Opinion
No. CR12-623
03-28-2013
RALPH PRUITT APPELLANT v. STATE OF ARKANSAS APPELLEE
James Law Firm, by: Marjorie E. Rogers, for appellant. Dustin McDaniel, Att'y Gen., by: Pamela A. Rumpz, Ass't Att'y Gen., for appellee.
APPEAL FROM THE FRANKLIN COUNTY CIRCUIT COURT
[NO. CR-11-50]
HON. WILLIAM M. PEARSON, JUDGE
AFFIRMED.
KAREN R. BAKER , Associate Justice
On January 25, 2011, Ralph Pruitt was convicted of two counts of rape under Arkansas Code Annotated section 5-14-103(a)(3) (Supp. 2011), class Y felonies, and one count of sexual indecency with a minor under Arkansas Code Annotated section 5-14-110(4)(C) (Supp. 2011), a class D felony. Pruitt was sentenced to 480 months on each of the rape charges and 72 months on the sexual-indecency-with-a-minor charge, each sentence to run concurrently. On appeal, Pruitt asserts that the circuit court erred in denying his motion to sever charges. We affirm.
Because Pruitt does not challenge the sufficiency of the evidence, only a brief recitation of the facts is necessary. Stewart v. State, 2012 Ark. 444. Pruitt's convictions and sentences arise from Pruitt raping two of his granddaughters and committing sexual indecencies on a third granddaughter. At trial, two of his granddaughters testified that Pruitt raped each of them between the years of 2000 and 2008. The third granddaughter testified that Pruitt exposed his penis to her and touched her inappropriately between the years of 2005 and 2009.
Pruitt was tried for each of the offenses committed against his granddaughters in the same trial. However, on December 19, 2011, Pruitt filed a pretrial motion to sever the offenses into separate trials, arguing that the acts alleged were not part of a single scheme or plan. On January 5, 2012, the circuit court held a hearing on the motion.
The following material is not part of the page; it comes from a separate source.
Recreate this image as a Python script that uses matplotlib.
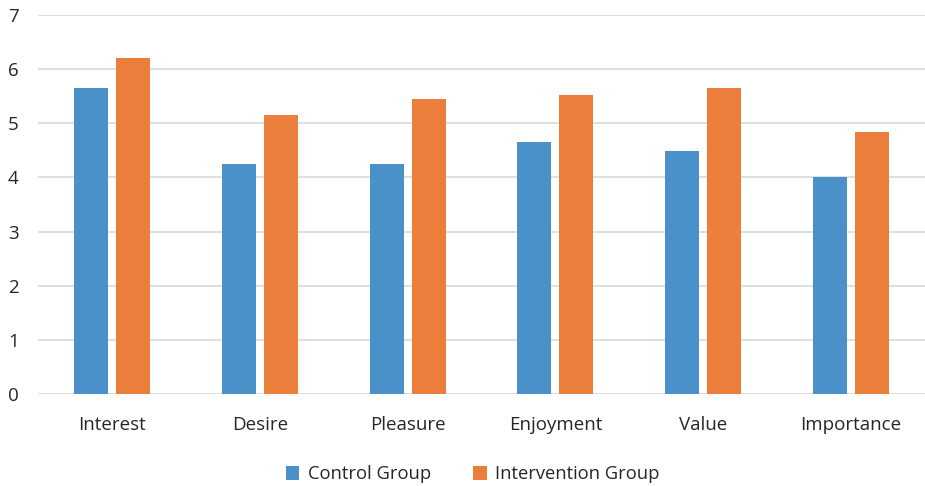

The State argued that joinder of the offenses was appropriate because the testimony of all three victims would be admissible in each trial in order to show intent, motive, or common scheme or plan, citing Parrish v. State, 357 Ark. 260, 163 S.W.3d 843 (2004). The circuit court found that Parrish controlled and denied Pruitt's motion.
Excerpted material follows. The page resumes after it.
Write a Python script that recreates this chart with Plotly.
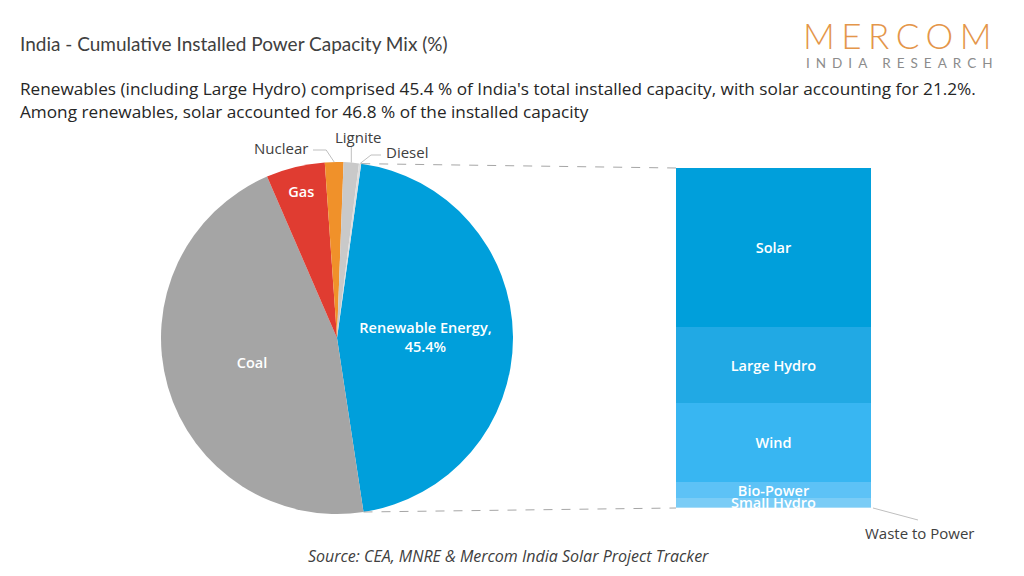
import numpy as np
import plotly.graph_objects as go

W, H = 1024, 576


def px(x):
    return x / W


def py(y):
    return 1 - y / H


# ---------------- data ----------------
mix_labels = ["Renewable Energy", "Coal", "Gas", "Nuclear", "Lignite", "Diesel"]
mix_values = [45.4, 45.9, 5.4, 1.7, 1.4, 0.2]
mix_colors = ["#009FDB", "#A5A5A5", "#E03C31", "#F0912A", "#C9C9C9", "#DDDDDD"]

re_labels = ["Waste to Power", "Small Hydro", "Bio-Power", "Wind", "Large Hydro", "Solar"]
re_values = [0.3, 2.7, 4.6, 23.3, 22.3, 46.8]
re_colors = ["#A6DCF8", "#7ACCF6", "#5DC2F6", "#38B6F2", "#21A9E4", "#009FDB"]

title_text = "India - Cumulative Installed Power Capacity Mix (%)"
subtitle_1 = ("Renewables (including Large Hydro) comprised 45.4 % of India's total installed "
              "capacity, with solar accounting for 21.2%.")
subtitle_2 = "Among renewables, solar accounted for 46.8 % of the installed capacity"
source_text = "Source: CEA, MNRE & Mercom India Solar Project Tracker"

# ---------------- geometry ----------------
CX, CY, R = 337, 338, 176
ROT = 7.9  # degrees clockwise from 12 o'clock where first slice starts
BAR_L, BAR_R, BAR_T, BAR_B = 676, 871, 168, 508

fig = go.Figure()

pie_text = [f"{mix_labels[0]},<br>{mix_values[0]}%", "Coal", "Gas", "", "", ""]
pie_pos = ["inside", "inside", "inside", "none", "none", "none"]
fig.add_trace(go.Pie(
    labels=mix_labels, values=mix_values, sort=False, direction="clockwise",
    rotation=ROT, marker=dict(colors=mix_colors, line=dict(width=0)),
    text=pie_text, textinfo="text", textposition=pie_pos,
    insidetextorientation="horizontal",
    textfont=dict(color="white", size=14.5, family="Open Sans", weight=600),
    domain=dict(x=[px(CX - R), px(CX + R)], y=[py(CY + R), py(CY - R)]),
    showlegend=False, hoverinfo="skip",
))

for lab, val, col in zip(re_labels, re_values, re_colors):
    fig.add_trace(go.Bar(
        x=["RE"], y=[val], marker=dict(color=col, line=dict(width=0)),
        text=[lab], textposition="none" if lab == "Waste to Power" else "inside",
        insidetextanchor="middle", cliponaxis=False,
        textfont=dict(color="white", size=14.5, family="Open Sans", weight=600),
        showlegend=False, hoverinfo="skip",
    ))

# angles of slice edges (derived from data)
tot = sum(mix_values)
edges = [ROT]
for v in mix_values:
    edges.append(edges[-1] + v / tot * 360)


def pt(angle_deg, r=R):
    a = np.radians(angle_deg)
    return CX + r * np.sin(a), CY - r * np.cos(a)


shapes = []
line_gray = "#A6A6A6"
# dashed connectors from renewable slice to the bar
x0, y0 = pt(edges[0])
x1, y1 = pt(edges[1])
shapes.append(dict(type="line", xref="paper", yref="paper", x0=px(x0), y0=py(y0),
                   x1=px(BAR_L), y1=py(BAR_T), line=dict(color=line_gray, width=1, dash="dash")))
shapes.append(dict(type="line", xref="paper", yref="paper", x0=px(x1), y0=py(y1),
                   x1=px(BAR_L), y1=py(BAR_B), line=dict(color=line_gray, width=1, dash="dash")))


# leader lines for small slices
def leader(points):
    for (a, b), (c, d) in zip(points[:-1], points[1:]):
        shapes.append(dict(type="line", xref="paper", yref="paper", x0=px(a), y0=py(b),
                           x1=px(c), y1=py(d), line=dict(color="#BFBFBF", width=1)))


nuc = pt((edges[3] + edges[4]) / 2)
lig = pt((edges[4] + edges[5]) / 2)
die = pt((edges[5] + edges[6]) / 2)
leader([(nuc[0], nuc[1]), (nuc[0] - 8, 150), (313, 150)])
leader([(lig[0], lig[1]), (lig[0], 146)])
leader([(die[0], die[1]), (371, 155), (381, 155)])
leader([(BAR_R + 2, BAR_B), (918, 520)])

ann = []
dark = "#404040"
ann.append(dict(text=title_text, x=px(18), y=py(44), xanchor="left", yanchor="middle",
                font=dict(family="Lato", size=19, color=dark)))
ann.append(dict(text=subtitle_1, x=px(18), y=py(88), xanchor="left", yanchor="middle",
                font=dict(family="Open Sans", size=17.2, color="#262626")))
ann.append(dict(text=subtitle_2, x=px(18), y=py(111), xanchor="left", yanchor="middle",
                font=dict(family="Open Sans", size=17.2, color="#262626")))
ann.append(dict(text="<span style='letter-spacing:6.5px'>MERCOM</span>", x=px(1000), y=py(35),
                xanchor="right", yanchor="middle",
                font=dict(family="Lato", size=35, color="#E4964A", weight=300)))
ann.append(dict(text="<span style='letter-spacing:6px'>INDIA RESEARCH</span>", x=px(1000),
                y=py(63), xanchor="right", yanchor="middle",
                font=dict(family="Lato", size=13.5, color="#8C8C8C")))
ann.append(dict(text=source_text, x=px(508), y=py(556), xanchor="center", yanchor="middle",
                font=dict(family="Open Sans", size=16, color=dark, style="italic")))
ann.append(dict(text="Nuclear", x=px(281), y=py(148), xanchor="center", yanchor="middle",
                font=dict(family="Open Sans", size=15, color=dark)))
ann.append(dict(text="Lignite", x=px(358), y=py(137), xanchor="center", yanchor="middle",
                font=dict(family="Open Sans", size=15, color=dark)))
ann.append(dict(text="Diesel", x=px(407), y=py(152), xanchor="center", yanchor="middle",
                font=dict(family="Open Sans", size=15, color=dark)))
ann.append(dict(text="Waste to Power", x=px(920), y=py(533), xanchor="center", yanchor="middle",
                font=dict(family="Open Sans", size=15, color=dark)))
for a in ann:
    a.update(xref="paper", yref="paper", showarrow=False)

fig.update_layout(
    width=W, height=H, margin=dict(l=0, r=0, t=0, b=0),
    paper_bgcolor="white", plot_bgcolor="white",
    barmode="stack", bargap=0,
    xaxis=dict(domain=[px(BAR_L), px(BAR_R)], range=[-0.5, 0.5], visible=False, fixedrange=True),
    yaxis=dict(domain=[py(BAR_B), py(BAR_T)], range=[0, 100], visible=False, fixedrange=True),
    uniformtext=dict(minsize=14.5, mode="show"),
    shapes=shapes, annotations=ann,
)

fig.write_html("out.html", config={"displayModeBar": False})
For his sole point on appeal, Pruitt asserts that the circuit court erred in denying his motion to sever the offenses. Arkansas Rule of Criminal Procedure 22.2(a) (2011) states: "Whenever two (2) or more offenses have been joined for trial solely on the ground that they are of the same or similar character and they are not part of a single scheme or plan, the defendant shall have a right to a severance of the offenses." Pruitt contends that there was no testimony offered to show that the offenses were part of a single scheme or plan in regard to the victims. Pruitt further argues that Parrish should be overruled because the evidence brought in under the severed cases would be subject to a limiting instruction not required in the joined cases.
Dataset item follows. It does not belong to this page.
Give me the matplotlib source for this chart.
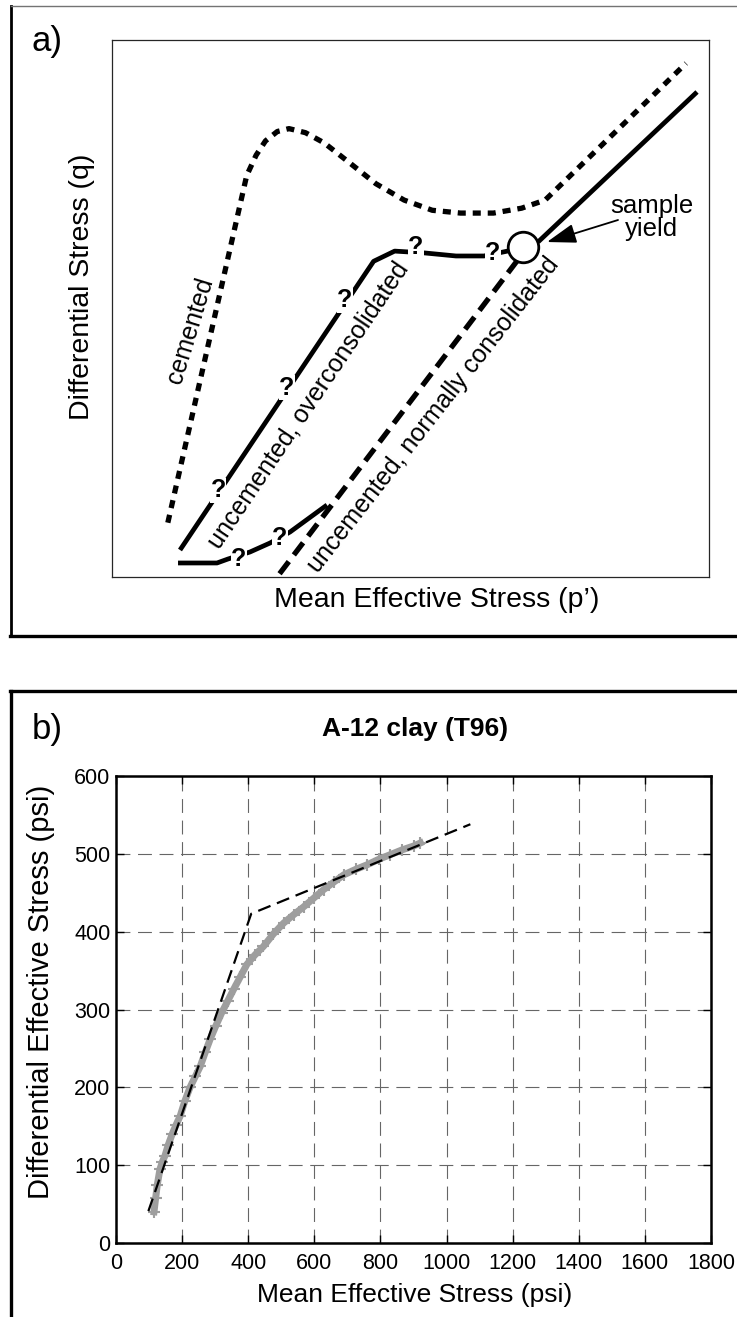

We do not reach Pruitt's argument. Arkansas Rule of Criminal Procedure 22.1(b) (2011) states: "If a defendant's pretrial motion for severance was overruled, he may renew the motion on the same grounds before or at the close of all the evidence. Severance is waived by failure to renew the motion." The record demonstrates that Pruitt failed to renew his motion to sever. Therefore, he waived his right to severance. Brown v. State, 315 Ark. 466, 869 S.W.2d 9 (1994). Having waived severance at trial, Pruitt cannot now challenge the denial of his pretrial motion to sever. Id.
Affirmed.
James Law Firm, by: Marjorie E. Rogers, for appellant.
Dustin McDaniel, Att'y Gen., by: Pamela A. Rumpz, Ass't Att'y Gen., for appellee.